-- BEGIN Data in this exercise --
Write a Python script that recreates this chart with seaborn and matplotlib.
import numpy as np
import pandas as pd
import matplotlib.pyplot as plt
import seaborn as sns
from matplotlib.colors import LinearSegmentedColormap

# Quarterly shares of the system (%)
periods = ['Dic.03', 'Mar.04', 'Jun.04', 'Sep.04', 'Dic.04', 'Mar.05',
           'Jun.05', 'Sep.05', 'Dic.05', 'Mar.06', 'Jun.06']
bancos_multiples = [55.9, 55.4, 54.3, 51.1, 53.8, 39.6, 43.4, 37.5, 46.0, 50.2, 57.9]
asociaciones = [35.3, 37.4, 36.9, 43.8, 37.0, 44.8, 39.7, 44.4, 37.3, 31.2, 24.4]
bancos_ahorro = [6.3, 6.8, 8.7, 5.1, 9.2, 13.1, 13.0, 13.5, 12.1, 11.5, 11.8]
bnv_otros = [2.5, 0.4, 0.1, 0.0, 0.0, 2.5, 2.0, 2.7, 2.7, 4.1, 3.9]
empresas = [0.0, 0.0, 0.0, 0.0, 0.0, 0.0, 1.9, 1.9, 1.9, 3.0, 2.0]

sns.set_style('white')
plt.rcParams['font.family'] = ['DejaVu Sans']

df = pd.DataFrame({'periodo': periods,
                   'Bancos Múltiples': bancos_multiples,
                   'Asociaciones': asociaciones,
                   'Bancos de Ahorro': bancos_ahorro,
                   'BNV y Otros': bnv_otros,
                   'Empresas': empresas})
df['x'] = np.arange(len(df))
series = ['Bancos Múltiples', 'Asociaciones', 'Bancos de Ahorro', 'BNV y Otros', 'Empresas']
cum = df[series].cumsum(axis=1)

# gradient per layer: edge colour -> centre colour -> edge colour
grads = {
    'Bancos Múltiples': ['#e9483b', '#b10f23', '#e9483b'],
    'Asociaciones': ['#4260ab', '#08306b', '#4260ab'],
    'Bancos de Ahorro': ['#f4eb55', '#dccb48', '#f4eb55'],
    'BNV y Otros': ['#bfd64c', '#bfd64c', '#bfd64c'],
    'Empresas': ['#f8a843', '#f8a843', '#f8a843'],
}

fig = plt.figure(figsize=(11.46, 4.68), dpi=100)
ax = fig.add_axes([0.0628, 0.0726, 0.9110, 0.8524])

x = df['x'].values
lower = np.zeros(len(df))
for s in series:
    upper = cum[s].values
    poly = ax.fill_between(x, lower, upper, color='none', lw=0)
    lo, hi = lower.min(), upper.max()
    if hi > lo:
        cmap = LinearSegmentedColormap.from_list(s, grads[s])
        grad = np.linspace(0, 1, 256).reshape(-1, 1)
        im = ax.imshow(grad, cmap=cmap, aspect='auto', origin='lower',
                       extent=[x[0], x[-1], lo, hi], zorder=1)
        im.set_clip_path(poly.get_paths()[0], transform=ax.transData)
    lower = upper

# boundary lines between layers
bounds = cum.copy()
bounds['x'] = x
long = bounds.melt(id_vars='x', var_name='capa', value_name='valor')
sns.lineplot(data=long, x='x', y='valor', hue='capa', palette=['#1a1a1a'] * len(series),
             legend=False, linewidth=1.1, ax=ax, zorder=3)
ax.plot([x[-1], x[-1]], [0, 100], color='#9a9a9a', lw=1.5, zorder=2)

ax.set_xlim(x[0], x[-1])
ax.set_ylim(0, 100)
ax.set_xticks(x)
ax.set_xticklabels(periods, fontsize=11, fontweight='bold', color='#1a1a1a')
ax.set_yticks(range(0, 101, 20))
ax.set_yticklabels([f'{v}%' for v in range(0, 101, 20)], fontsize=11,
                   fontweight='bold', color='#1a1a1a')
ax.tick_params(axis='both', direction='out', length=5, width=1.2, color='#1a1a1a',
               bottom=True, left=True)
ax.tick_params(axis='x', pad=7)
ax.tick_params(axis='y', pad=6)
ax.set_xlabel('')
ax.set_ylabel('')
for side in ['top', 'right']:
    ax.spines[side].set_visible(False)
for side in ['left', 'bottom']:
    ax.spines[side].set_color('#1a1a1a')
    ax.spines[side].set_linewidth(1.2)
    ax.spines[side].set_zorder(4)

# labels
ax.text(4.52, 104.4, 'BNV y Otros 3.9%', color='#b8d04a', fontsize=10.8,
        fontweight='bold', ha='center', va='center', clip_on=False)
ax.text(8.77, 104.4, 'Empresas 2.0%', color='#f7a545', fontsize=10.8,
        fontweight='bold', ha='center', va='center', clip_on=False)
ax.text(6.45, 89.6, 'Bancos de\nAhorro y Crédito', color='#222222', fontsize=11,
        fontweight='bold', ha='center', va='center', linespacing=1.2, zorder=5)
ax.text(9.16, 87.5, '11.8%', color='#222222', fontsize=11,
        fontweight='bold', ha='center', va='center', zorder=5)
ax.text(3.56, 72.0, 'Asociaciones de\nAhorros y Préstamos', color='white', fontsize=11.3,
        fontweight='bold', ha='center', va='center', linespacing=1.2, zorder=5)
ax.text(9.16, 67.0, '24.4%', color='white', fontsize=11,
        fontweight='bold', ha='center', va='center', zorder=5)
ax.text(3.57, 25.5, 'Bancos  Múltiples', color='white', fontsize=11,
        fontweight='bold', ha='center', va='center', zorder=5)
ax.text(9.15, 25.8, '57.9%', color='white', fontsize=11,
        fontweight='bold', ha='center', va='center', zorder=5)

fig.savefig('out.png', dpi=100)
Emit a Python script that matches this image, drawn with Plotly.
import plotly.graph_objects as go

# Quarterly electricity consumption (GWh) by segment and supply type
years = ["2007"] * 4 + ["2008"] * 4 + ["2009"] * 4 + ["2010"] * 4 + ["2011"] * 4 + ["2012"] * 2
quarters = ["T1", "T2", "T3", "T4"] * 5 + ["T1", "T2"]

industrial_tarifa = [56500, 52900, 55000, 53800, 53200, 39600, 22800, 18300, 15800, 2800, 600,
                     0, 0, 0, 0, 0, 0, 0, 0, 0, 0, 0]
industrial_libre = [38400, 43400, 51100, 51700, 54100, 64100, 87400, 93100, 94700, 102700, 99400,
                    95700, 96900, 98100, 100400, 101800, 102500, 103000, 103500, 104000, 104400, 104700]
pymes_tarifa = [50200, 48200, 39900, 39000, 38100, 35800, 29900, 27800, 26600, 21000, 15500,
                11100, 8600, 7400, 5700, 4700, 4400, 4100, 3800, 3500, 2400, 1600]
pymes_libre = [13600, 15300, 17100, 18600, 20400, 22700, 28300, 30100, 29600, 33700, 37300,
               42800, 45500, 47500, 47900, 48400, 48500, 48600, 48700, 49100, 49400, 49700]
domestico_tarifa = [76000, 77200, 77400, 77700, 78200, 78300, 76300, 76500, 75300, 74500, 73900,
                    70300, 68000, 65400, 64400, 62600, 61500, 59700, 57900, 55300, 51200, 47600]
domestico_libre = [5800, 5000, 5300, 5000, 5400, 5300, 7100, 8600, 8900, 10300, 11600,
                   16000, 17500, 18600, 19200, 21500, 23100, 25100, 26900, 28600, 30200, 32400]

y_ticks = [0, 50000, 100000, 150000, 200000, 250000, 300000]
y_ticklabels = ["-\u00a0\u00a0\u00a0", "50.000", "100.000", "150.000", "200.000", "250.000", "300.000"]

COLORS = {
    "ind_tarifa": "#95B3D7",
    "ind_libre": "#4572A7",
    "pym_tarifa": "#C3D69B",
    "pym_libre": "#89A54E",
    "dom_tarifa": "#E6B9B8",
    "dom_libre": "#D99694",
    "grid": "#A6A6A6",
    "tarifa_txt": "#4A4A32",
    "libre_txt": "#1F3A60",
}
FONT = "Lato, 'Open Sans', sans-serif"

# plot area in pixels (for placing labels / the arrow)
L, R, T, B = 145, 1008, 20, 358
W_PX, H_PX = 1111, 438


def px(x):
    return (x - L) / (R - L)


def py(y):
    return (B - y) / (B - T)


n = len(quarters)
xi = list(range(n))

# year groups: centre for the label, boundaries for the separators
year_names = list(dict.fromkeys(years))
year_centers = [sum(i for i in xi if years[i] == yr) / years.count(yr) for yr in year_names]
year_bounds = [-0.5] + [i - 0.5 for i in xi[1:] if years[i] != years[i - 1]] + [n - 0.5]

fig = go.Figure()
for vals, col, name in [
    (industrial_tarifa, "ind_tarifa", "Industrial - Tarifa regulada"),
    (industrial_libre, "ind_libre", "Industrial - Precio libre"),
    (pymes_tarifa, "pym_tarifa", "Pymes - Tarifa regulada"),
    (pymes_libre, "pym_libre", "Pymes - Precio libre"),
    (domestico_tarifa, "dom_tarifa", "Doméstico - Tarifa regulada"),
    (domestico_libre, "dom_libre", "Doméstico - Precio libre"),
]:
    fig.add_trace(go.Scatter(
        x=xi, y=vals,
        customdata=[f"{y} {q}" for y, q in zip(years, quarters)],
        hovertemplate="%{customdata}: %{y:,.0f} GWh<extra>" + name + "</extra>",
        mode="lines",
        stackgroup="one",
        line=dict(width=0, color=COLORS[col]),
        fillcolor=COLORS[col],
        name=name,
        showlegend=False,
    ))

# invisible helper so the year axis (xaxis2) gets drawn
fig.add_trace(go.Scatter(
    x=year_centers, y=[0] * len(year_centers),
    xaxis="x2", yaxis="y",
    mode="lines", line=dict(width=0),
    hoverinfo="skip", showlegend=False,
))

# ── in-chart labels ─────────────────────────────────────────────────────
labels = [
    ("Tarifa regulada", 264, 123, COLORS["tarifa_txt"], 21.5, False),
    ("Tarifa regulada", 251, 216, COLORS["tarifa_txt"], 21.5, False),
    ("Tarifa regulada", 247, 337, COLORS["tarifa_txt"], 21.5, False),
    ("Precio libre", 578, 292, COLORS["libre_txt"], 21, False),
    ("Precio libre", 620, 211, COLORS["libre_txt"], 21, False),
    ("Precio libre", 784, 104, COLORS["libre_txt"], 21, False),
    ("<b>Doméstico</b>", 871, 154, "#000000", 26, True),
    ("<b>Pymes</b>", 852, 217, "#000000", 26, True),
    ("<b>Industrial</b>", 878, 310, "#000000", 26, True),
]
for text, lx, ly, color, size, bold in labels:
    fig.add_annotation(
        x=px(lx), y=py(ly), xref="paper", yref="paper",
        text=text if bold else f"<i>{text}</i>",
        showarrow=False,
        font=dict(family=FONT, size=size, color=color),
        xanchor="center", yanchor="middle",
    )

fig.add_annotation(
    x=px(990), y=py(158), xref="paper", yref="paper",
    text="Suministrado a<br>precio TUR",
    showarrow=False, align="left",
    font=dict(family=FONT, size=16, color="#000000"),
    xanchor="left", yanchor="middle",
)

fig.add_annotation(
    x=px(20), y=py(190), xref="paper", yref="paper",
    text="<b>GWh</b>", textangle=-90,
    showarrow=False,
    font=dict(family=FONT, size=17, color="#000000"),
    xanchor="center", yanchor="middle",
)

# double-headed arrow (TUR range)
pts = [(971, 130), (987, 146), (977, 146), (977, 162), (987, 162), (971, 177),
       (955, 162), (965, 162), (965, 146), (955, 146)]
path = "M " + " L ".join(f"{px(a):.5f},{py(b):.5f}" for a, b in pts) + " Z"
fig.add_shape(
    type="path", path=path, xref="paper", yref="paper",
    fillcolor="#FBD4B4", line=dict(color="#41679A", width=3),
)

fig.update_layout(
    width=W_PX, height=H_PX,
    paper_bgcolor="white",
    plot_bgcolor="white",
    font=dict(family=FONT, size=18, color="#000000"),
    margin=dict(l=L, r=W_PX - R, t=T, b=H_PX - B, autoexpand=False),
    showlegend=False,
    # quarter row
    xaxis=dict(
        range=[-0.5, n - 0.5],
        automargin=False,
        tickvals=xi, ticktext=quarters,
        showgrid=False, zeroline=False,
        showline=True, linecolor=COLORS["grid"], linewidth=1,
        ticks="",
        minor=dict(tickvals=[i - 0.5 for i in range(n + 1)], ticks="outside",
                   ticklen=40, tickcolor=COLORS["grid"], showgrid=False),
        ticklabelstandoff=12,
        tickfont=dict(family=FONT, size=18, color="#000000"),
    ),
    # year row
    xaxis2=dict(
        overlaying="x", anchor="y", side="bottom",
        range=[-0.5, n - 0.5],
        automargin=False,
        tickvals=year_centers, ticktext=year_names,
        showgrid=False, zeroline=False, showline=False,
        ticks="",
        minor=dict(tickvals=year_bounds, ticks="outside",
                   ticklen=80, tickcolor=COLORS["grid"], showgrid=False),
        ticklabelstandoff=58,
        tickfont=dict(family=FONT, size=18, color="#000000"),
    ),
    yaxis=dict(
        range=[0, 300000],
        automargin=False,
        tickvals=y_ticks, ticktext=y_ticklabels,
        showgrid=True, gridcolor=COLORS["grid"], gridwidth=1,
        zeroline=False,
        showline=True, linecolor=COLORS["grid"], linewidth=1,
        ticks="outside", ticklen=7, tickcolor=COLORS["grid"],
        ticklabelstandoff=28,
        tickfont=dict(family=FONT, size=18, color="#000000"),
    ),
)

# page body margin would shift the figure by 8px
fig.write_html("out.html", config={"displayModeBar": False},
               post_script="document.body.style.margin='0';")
-- END Data in this exercise --
• [Given instruction] Reproduce the lines exactly, from the line that contains "Emit a Python" through the line that contains "xi = list(range(n))", and nothing more.

• [Written answer]
Emit a Python script that matches this image, drawn with Plotly.
import plotly.graph_objects as go

# Quarterly electricity consumption (GWh) by segment and supply type
years = ["2007"] * 4 + ["2008"] * 4 + ["2009"] * 4 + ["2010"] * 4 + ["2011"] * 4 + ["2012"] * 2
quarters = ["T1", "T2", "T3", "T4"] * 5 + ["T1", "T2"]

industrial_tarifa = [56500, 52900, 55000, 53800, 53200, 39600, 22800, 18300, 15800, 2800, 600,
                     0, 0, 0, 0, 0, 0, 0, 0, 0, 0, 0]
industrial_libre = [38400, 43400, 51100, 51700, 54100, 64100, 87400, 93100, 94700, 102700, 99400,
                    95700, 96900, 98100, 100400, 101800, 102500, 103000, 103500, 104000, 104400, 104700]
pymes_tarifa = [50200, 48200, 39900, 39000, 38100, 35800, 29900, 27800, 26600, 21000, 15500,
                11100, 8600, 7400, 5700, 4700, 4400, 4100, 3800, 3500, 2400, 1600]
pymes_libre = [13600, 15300, 17100, 18600, 20400, 22700, 28300, 30100, 29600, 33700, 37300,
               42800, 45500, 47500, 47900, 48400, 48500, 48600, 48700, 49100, 49400, 49700]
domestico_tarifa = [76000, 77200, 77400, 77700, 78200, 78300, 76300, 76500, 75300, 74500, 73900,
                    70300, 68000, 65400, 64400, 62600, 61500, 59700, 57900, 55300, 51200, 47600]
domestico_libre = [5800, 5000, 5300, 5000, 5400, 5300, 7100, 8600, 8900, 10300, 11600,
                   16000, 17500, 18600, 19200, 21500, 23100, 25100, 26900, 28600, 30200, 32400]

y_ticks = [0, 50000, 100000, 150000, 200000, 250000, 300000]
y_ticklabels = ["-\u00a0\u00a0\u00a0", "50.000", "100.000", "150.000", "200.000", "250.000", "300.000"]

COLORS = {
    "ind_tarifa": "#95B3D7",
    "ind_libre": "#4572A7",
    "pym_tarifa": "#C3D69B",
    "pym_libre": "#89A54E",
    "dom_tarifa": "#E6B9B8",
    "dom_libre": "#D99694",
    "grid": "#A6A6A6",
    "tarifa_txt": "#4A4A32",
    "libre_txt": "#1F3A60",
}
FONT = "Lato, 'Open Sans', sans-serif"

# plot area in pixels (for placing labels / the arrow)
L, R, T, B = 145, 1008, 20, 358
W_PX, H_PX = 1111, 438


def px(x):
    return (x - L) / (R - L)


def py(y):
    return (B - y) / (B - T)


n = len(quarters)
xi = list(range(n))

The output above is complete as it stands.